5. The time she said the ABC should be more like Sky. When Rudd was rolled in 2010, Sky News' breaking coverage ran circles around the ABC's scheduled programming (as Media Watch pointed out). Albrechtsen reckons it said much about the ABC:
"To be fair, not every network did what Sky News did. But why couldn't the ABC? The answer is all about culture. Wednesday evening was a study in contrasts between a network that gets the importance of delivering news as it happens and a complacent national broadcaster that doesn't get it. Worse, in the days that followed, a self-congratulatory national broadcaster tried to pretend it had not let down those Australians, like me, who look first to it for the best coverage of news and current affairs."
Sky News, meanwhile, was an agile commercial operator who operated on a  shoe-string budget -- showing how news should be done. 6. The time she said ABC directors have a legal duty to ensure the ABC is impartial. At the heart of Albrechtsen's criticisms is a belief that ABC directors should be more interventionist to make sure the broadcaster doesn't fall into the lefty-inner-city group-think she believes its journalists are partial to.
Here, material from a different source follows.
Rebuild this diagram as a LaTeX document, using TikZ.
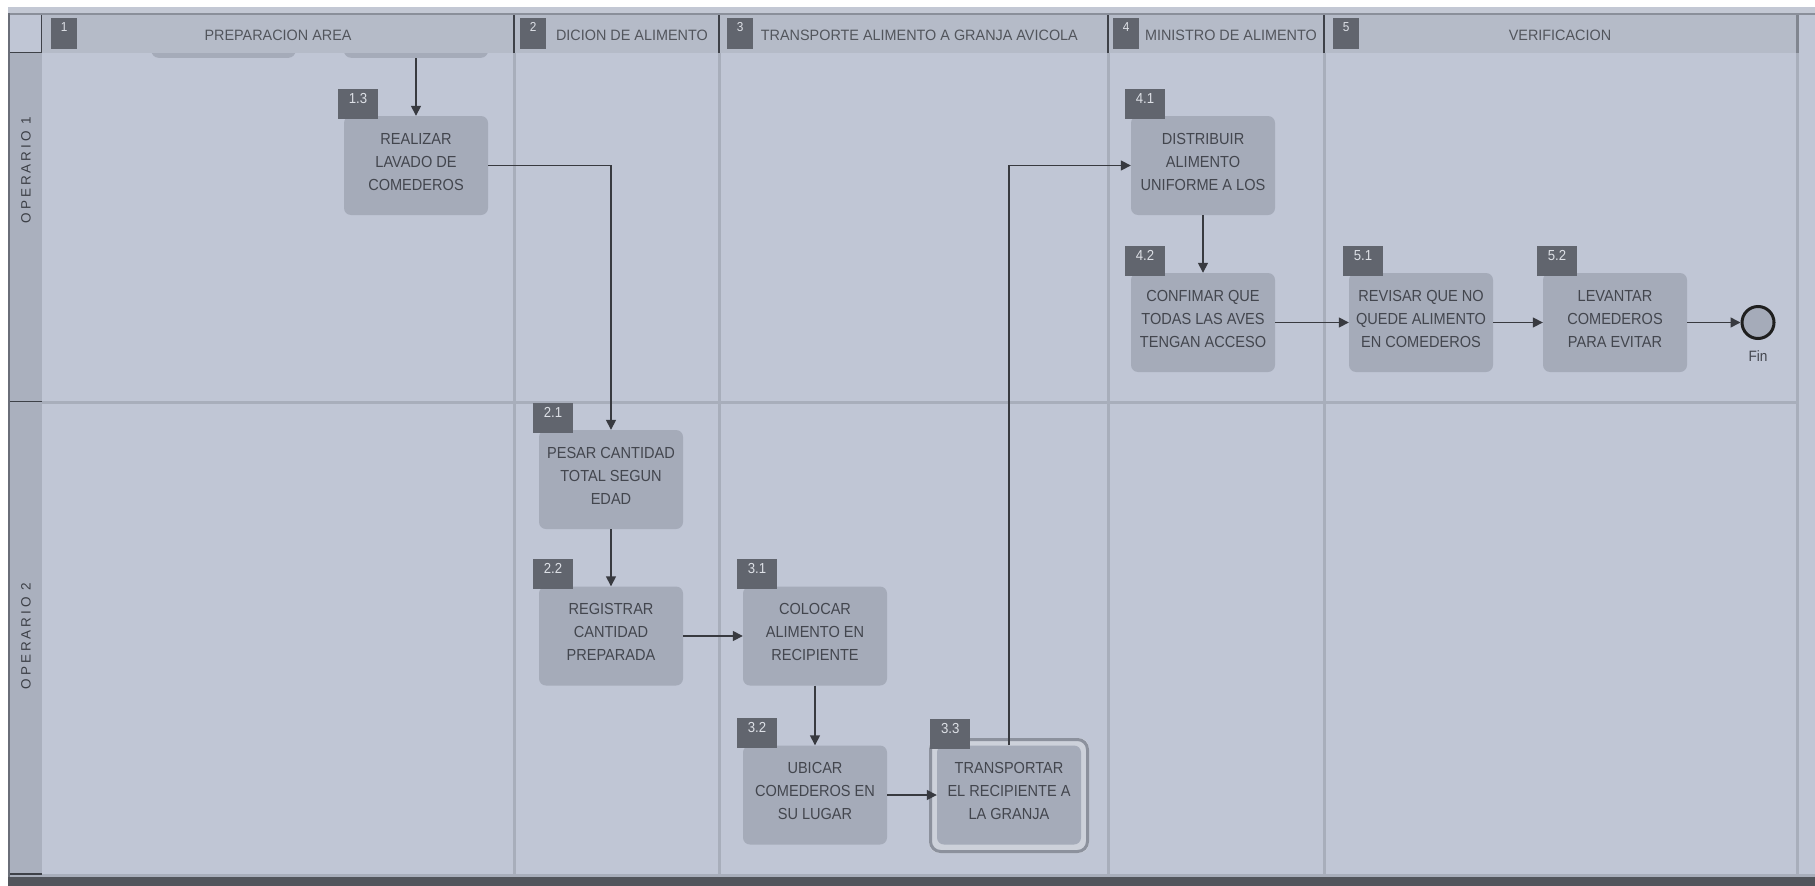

In 2010, then-chair Maurice Newman said the ABC was in the grip of "group think" about climate change. The comments were roundly renounced by Aunty's journalists. Albrechtsen responded:
"Those who quickly denounced Newman for editorial interference, people such as Holmes, Greens senator Christine Milne and the erroneously named Friends of the ABC, have presumably not read section 8 of the ABC Act, which imposes a personal legal duty on directors to 'ensure that the gathering and presentation by the corporation of news and information is accurate and impartial'.''
So, with that, it shouldn't come as any surprise that plenty of groups and individuals (Crikey included) are raising a stink about Albrechtsen's appointment. The government has appointed two conservatives (former deputy Liberal Party leader Neil Brown will sit alongside Albrechtsen) to a four-person panel which gives the Communications Minister a three-person shortlist whenever a vacancy arises on the ABC board (the board, in turn, picks the managing director). The remaining two panel members are due to leave next year. Yesterday's appointments raise a disturbing precedent for those who believe the ABC's journalists should be left to do their jobs free from ideological interference. In Albrechtsen's view, that assumption is the entire problem with the ABC.